Schaub is no way warming up any pens responsible for drafting up HBO Comedy Special contracts, however, given the company he keeps and his natural inclination to make people laugh and in a few years, he may have the last of those laughs.
The athlete has clearly already taken the advice from fellow comics to subdue the physically intimidating man with good looks burden he bears, by deploying self-deprecating humour to ‘win’ audiences over.
Given how genuine the friendship of the Callen and Schaub seems to be, while factoring in the increased ticket sales Callen is likely to see with the fighter attached to the billing might be putting the Keto-Kid on a fast track to being a reputable standup comic (if those words can be joined side-by-side?).
Like a pressure release valve being lifted, the crowd showed their appreciation upon the introduction of Callen to the stage.
After rifling their humourous act of David vs a dozy Goliath jokes and an abundance of gay jokes the duo transitioned into the dismissable go-to for performers struggling to round out a set; improv games with suggestions from the crowd.
Until the show transitioned into community theatre it was chalked full of laughs with only a small bit of that feeling that the Fighter could take a fall at any moment. Oddly it was Callen with the most egregious folly when much to the crowd’s disapproval he referred to our city as ‘Toronto’.
All in all, there was a great energy in the crowd that mirrored the very funny Callen and easy going Schaub’s good-natured antics.
The live show is definitely a work in progress, but the podcast and especially the JRE Fight Companion podcasts are well worth the listen.
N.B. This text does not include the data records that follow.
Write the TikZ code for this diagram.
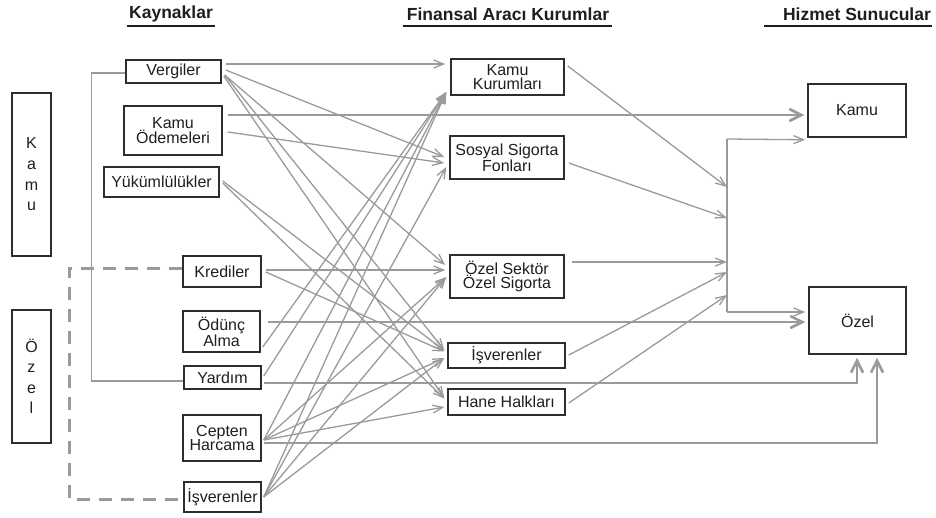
\documentclass[tikz,border=0pt]{standalone}
\usepackage{fontspec}
\setmainfont{Liberation Sans}
\usetikzlibrary{arrows.meta,calc}
\definecolor{linegray}{HTML}{9A9A9A}
\definecolor{boxline}{HTML}{2E2E2E}
\definecolor{ink}{HTML}{1E1E1E}

\begin{document}
\begin{tikzpicture}[x=1pt,y=-1pt,
  box/.style={draw=boxline,line width=1.5pt,inner sep=0pt,align=center,text=ink,
    font=\fontsize{16}{14.5}\selectfont},
  hdr/.style={font=\bfseries\fontsize{17.5}{20}\selectfont,text=ink,inner sep=0pt},
  uline/.style={draw=ink,line width=1.5pt},
  flow/.style={draw=linegray,line width=1.3pt,-{Straight Barb[length=10pt,width=8pt]}},
  bigflow/.style={draw=linegray,line width=2.6pt,-{Straight Barb[length=12pt,width=12pt]}},
  link/.style={draw=linegray,line width=1.3pt},
  dashbr/.style={draw=linegray,line width=3pt,dash pattern=on 13pt off 9pt},
]
\useasboundingbox (0,0) rectangle (936,517);

% column headings
\node[hdr] (h1) at (171,14) {Kaynaklar};
\node[hdr] (h2) at (508,14) {Finansal Aracı Kurumlar};
\node[hdr] (h3) at (857,14) {Hizmet Sunucular};
\draw[uline] ($(h1)+(-44,12)$) -- ($(h1)+(44,12)$);
\draw[uline] ($(h2)+(-105,12)$) -- ($(h2)+(104,12)$);
\draw[uline] ($(h3)+(-93,12)$) -- ($(h3)+(75,12)$);

% sector boxes on the left
\node[box,minimum width=39pt,minimum height=163pt,font=\fontsize{16}{20.7}\selectfont]
  (lkamu) at (31.5,174.5) {K\\a\\m\\u};
\node[box,minimum width=39pt,minimum height=133pt,font=\fontsize{16}{20.5}\selectfont]
  (lozel) at (31.5,376.5) {Ö\\z\\e\\l};

% sources
\node[box,minimum width=95pt,minimum height=23pt] (verg) at (173.5,71.5) {Vergiler};
\node[box,minimum width=98pt,minimum height=49pt] (kod) at (173,130.5) {Kamu\\Ödemeleri};
\node[box,minimum width=115pt,minimum height=30pt] (yuk) at (161.5,182) {Yükümlülükler};
\node[box,minimum width=78pt,minimum height=31pt] (kred) at (222,271.5) {Krediler};
\node[box,minimum width=77pt,minimum height=41pt] (odun) at (221.5,331.5) {Ödünç\\Alma};
\node[box,minimum width=77pt,minimum height=23pt] (yard) at (222.5,377.5) {Yardım};
\node[box,minimum width=78pt,minimum height=46pt] (cep) at (222,438) {Cepten\\Harcama};
\node[box,minimum width=77pt,minimum height=30pt] (isvs) at (222.5,497) {İşverenler};

% financial intermediaries
\node[box,minimum width=113pt,minimum height=36pt] (kk) at (507.5,77) {Kamu\\Kurumları};
\node[box,minimum width=114pt,minimum height=43pt,font=\fontsize{16}{13}\selectfont]
  (sos) at (507,157.5) {Sosyal Sigorta\\Fonları};
\node[box,minimum width=114pt,minimum height=43pt] (ozs) at (507,276.5) {Özel Sektör\\Özel Sigorta};
\node[box,minimum width=117pt,minimum height=25pt] (isvm) at (506.5,355.5) {İşverenler};
\node[box,minimum width=117pt,minimum height=26pt] (hh) at (506.5,402) {Hane Halkları};

% service providers
\node[box,minimum width=98pt,minimum height=53pt] (kamur) at (857,110.5) {Kamu};
\node[box,minimum width=97pt,minimum height=67pt] (ozelr) at (857.5,320.5) {Özel};

% brackets grouping the sources
\draw[link] ($(verg.west)+(0,1.5)$) -- ++(-34,0) |- ($(yard.west)+(0,3.5)$);
\draw[dashbr] ($(kred.west)+(0,-3.5)$) -- ++(-113,0) |- ($(isvs.west)+(0,2)$);

% Vergiler
\draw[flow] ($(verg.east)+(4,-7.5)$) -- ($(kk.west)+(-5,-13)$);
\draw[flow] ($(verg.east)+(4,-1.5)$) -- ($(sos.west)+(-5,-0.5)$);
\draw[flow] ($(verg.east)+(3,3.5)$) -- ($(ozs.west)+(-4,-11.5)$);
\draw[flow] ($(verg.east)+(3,3.5)$) -- ($(isvm.west)+(-3,-5.5)$);
\draw[flow] ($(verg.east)+(2,4.5)$) -- ($(hh.west)+(-3,-4)$);
% Kamu Ödemeleri
\draw[bigflow] ($(kod.east)+(5,-15.5)$) -- ($(kamur.west)+(-3,4.5)$);
\draw[flow] ($(kod.east)+(5,1.5)$) -- ($(sos.west)+(-5,5.5)$);
% Yükümlülükler
\draw[flow] ($(yuk.east)+(3,-1)$) -- ($(isvm.west)+(-3,-5)$);
\draw[flow] ($(yuk.east)+(3,1)$) -- ($(hh.west)+(-3,-3.5)$);
% Krediler
\draw[flow] ($(kred.east)+(4,-1.5)$) -- ($(ozs.west)+(-4,-6.5)$);
\draw[flow] ($(kred.east)+(4,0.5)$) -- ($(isvm.west)+(-3,-4)$);
% Ödünç Alma
\draw[bigflow] ($(odun.east)+(7,-9.5)$) -- ($(ozelr.west)+(-3,1.5)$);
\draw[flow] ($(odun.east)+(2,15.5)$) -- ($(kk.west)+(-4,15)$);
% Yardım
\draw[flow] ($(yard.east)+(2,-1.5)$) -- ($(kk.west)+(-4,15)$);
\draw[bigflow] ($(yard.east)+(2,5.5)$) -| ($(ozelr.south)+(-0.5,3)$);
% Cepten Harcama
\draw[flow] ($(cep.east)+(2,2)$) -- ($(kk.west)+(-4,15)$);
\draw[flow] ($(cep.east)+(2,2)$) -- ($(ozs.west)+(-3,0.5)$);
\draw[flow] ($(cep.east)+(2,2)$) -- ($(isvm.west)+(-3,2.5)$);
\draw[flow] ($(cep.east)+(2,2)$) -- ($(hh.west)+(-3,5)$);
\draw[bigflow] ($(cep.east)+(2,5)$) -| ($(ozelr.south)+(19.5,3)$);
% İşverenler
\draw[flow] ($(isvs.east)+(2,0)$) -- ($(kk.west)+(-4,15)$);
\draw[flow] ($(isvs.east)+(2,0)$) -- ($(sos.west)+(-3,9.5)$);
\draw[flow] ($(isvs.east)+(2,0)$) -- ($(ozs.west)+(-3,0.5)$);
\draw[flow] ($(isvs.east)+(2,0)$) -- ($(isvm.west)+(-3,2.5)$);

% collector towards the providers
\coordinate (ctop) at (727,139);
\coordinate (cbot) at (727,312);
\coordinate (j1) at (727,187);
\coordinate (j2) at (727,218);
\coordinate (j3) at (727,262);
\coordinate (j4) at (727,272);
\coordinate (j5) at (727,295);
\draw[flow] ($(kk.east)+(3,-11)$) -- (j1);
\draw[flow] ($(sos.east)+(4,5.5)$) -- (j2);
\draw[flow] ($(ozs.east)+(7,-14.5)$) -- (j3);
\draw[flow] ($(isvm.east)+(3,-0.5)$) -- (j4);
\draw[flow] ($(hh.east)+(3,1)$) -- (j5);
\draw[link] (ctop) -- (cbot);
\draw[flow] (ctop) -- ($(kamur.south west)+(-2,2)$);
\draw[flow] (cbot) -- ($(ozelr.west)+(-3,-8.5)$);
\end{tikzpicture}
\end{document}
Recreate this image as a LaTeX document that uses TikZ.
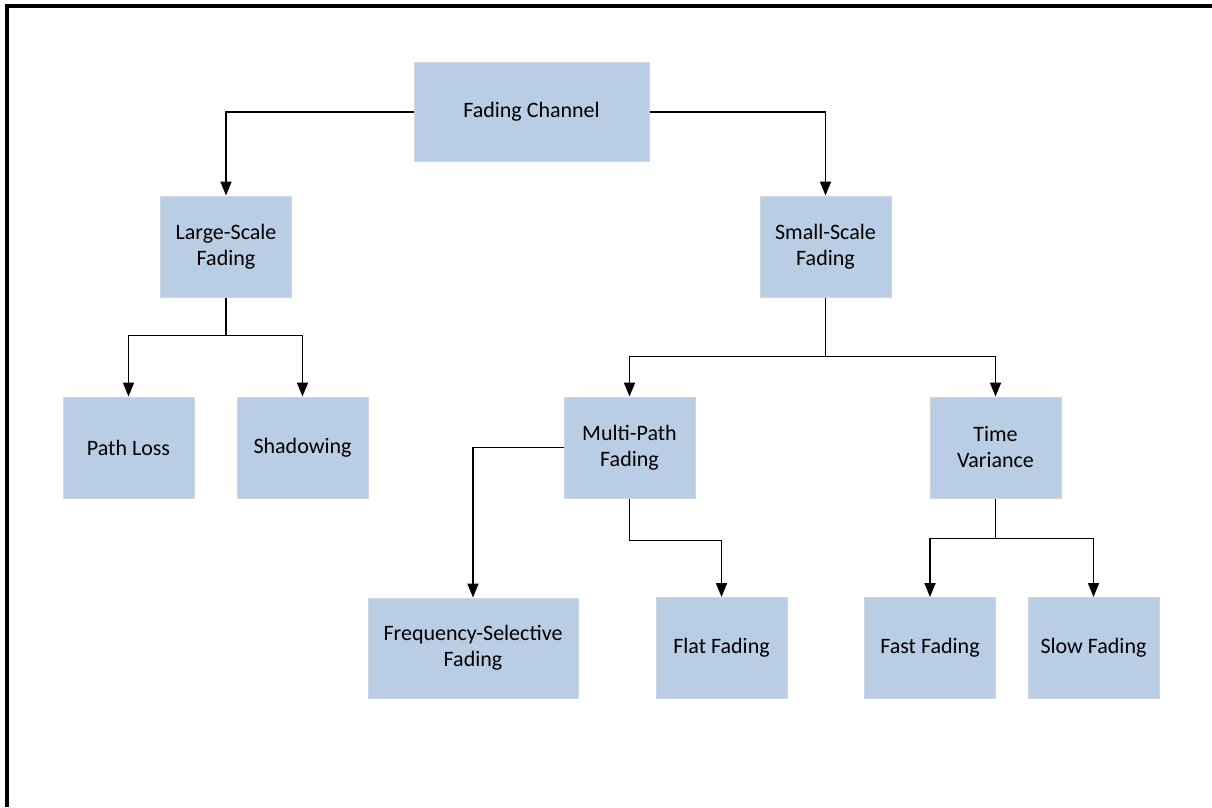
\documentclass[tikz,border=0pt]{standalone}
\usepackage{fontspec}
\setmainfont{Carlito}
\usetikzlibrary{arrows.meta}
\definecolor{boxfill}{RGB}{185,205,229}
\definecolor{boxedge}{RGB}{205,214,226}
\tikzset{
  blk/.style={rectangle, fill=boxfill, draw=boxedge, line width=1pt,
    minimum width=131pt, minimum height=101pt, inner sep=2pt, align=center,
    font=\fontsize{22}{26}\selectfont},
  arr/.style={line width=1.8pt, -{Triangle[length=14pt,width=11pt]}},
  link/.style={line width=1.8pt},
  frame/.style={line width=4.5pt, black}
}
\begin{document}
\begin{tikzpicture}[x=1pt,y=-1pt]
\useasboundingbox (0,0) rectangle (1212,807);
% frame along top and left edges
\draw[frame] (7,807) -- (7,6) -- (1212,6);

% blocks
\node[blk, minimum width=235pt, minimum height=99pt] (fc) at (531.5,112) {Fading Channel};
\node[blk] (ls) at (226,246.5) {Large-Scale\\Fading};
\node[blk] (ss) at (825.5,246.5) {Small-Scale\\Fading};
\node[blk] (pl) at (128.5,447.5) {Path Loss};
\node[blk] (sh) at (302.5,447.5) {Shadowing};
\node[blk] (mp) at (629.5,447.5) {Multi-Path\\Fading};
\node[blk] (tv) at (995.5,447.5) {Time\\Variance};
\node[blk, minimum width=210pt, minimum height=100pt] (fs) at (473,648) {Frequency-Selective\\Fading};
\node[blk] (ff) at (721.5,648) {Flat Fading};
\node[blk] (fa) at (930,648) {Fast Fading};
\node[blk] (sl) at (1093.5,648) {Slow Fading};

% connectors
\draw[arr] (fc.west) -| (ls.north);
\draw[arr] (fc.east) -| (ss.north);

\draw[link] (ls.south) -- ++(0,38) coordinate (lsj);
\draw[arr] (lsj) -| (pl.north);
\draw[arr] (lsj) -| (sh.north);

\draw[link] (ss.south) -- ++(0,59) coordinate (ssj);
\draw[arr] (ssj) -| (mp.north);
\draw[arr] (ssj) -| (tv.north);

\draw[arr] (mp.west) -| (fs.north);
\draw[link] (mp.south) -- ++(0,42) coordinate (mpj);
\draw[arr] (mpj) -| (ff.north);

\draw[link] (tv.south) -- ++(0,40) coordinate (tvj);
\draw[arr] (tvj) -| (fa.north);
\draw[arr] (tvj) -| (sl.north);
\end{tikzpicture}
\end{document}
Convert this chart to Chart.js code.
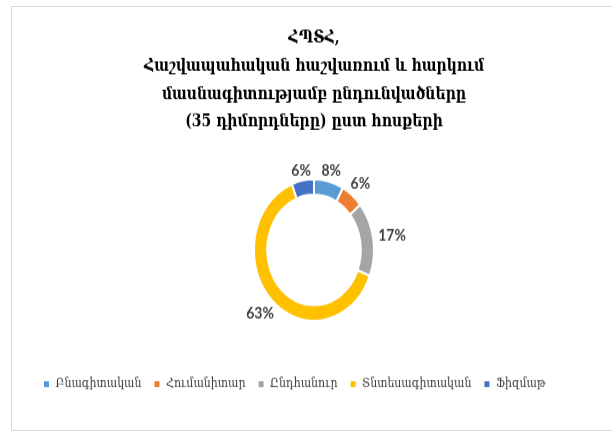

The Brendan Schaub that is very worth laughing along with is the Brendan Schaub that speaks freely about subjects he can relate to, in a comfortable environment where he does not feel he has to dwarf his personality for an onlooking third party.
The always funny Callen just gets better as a stand-up and will soon have another spinoff he hopes sees the success of his last. ABC and Sony pictures are making plans for the longtime actor and (falsely) rumoured brother of Joe Rogan to reprise the role that he currently holds on the hit TV show The Goldbergs, in a new sitcom for the media conglomerate.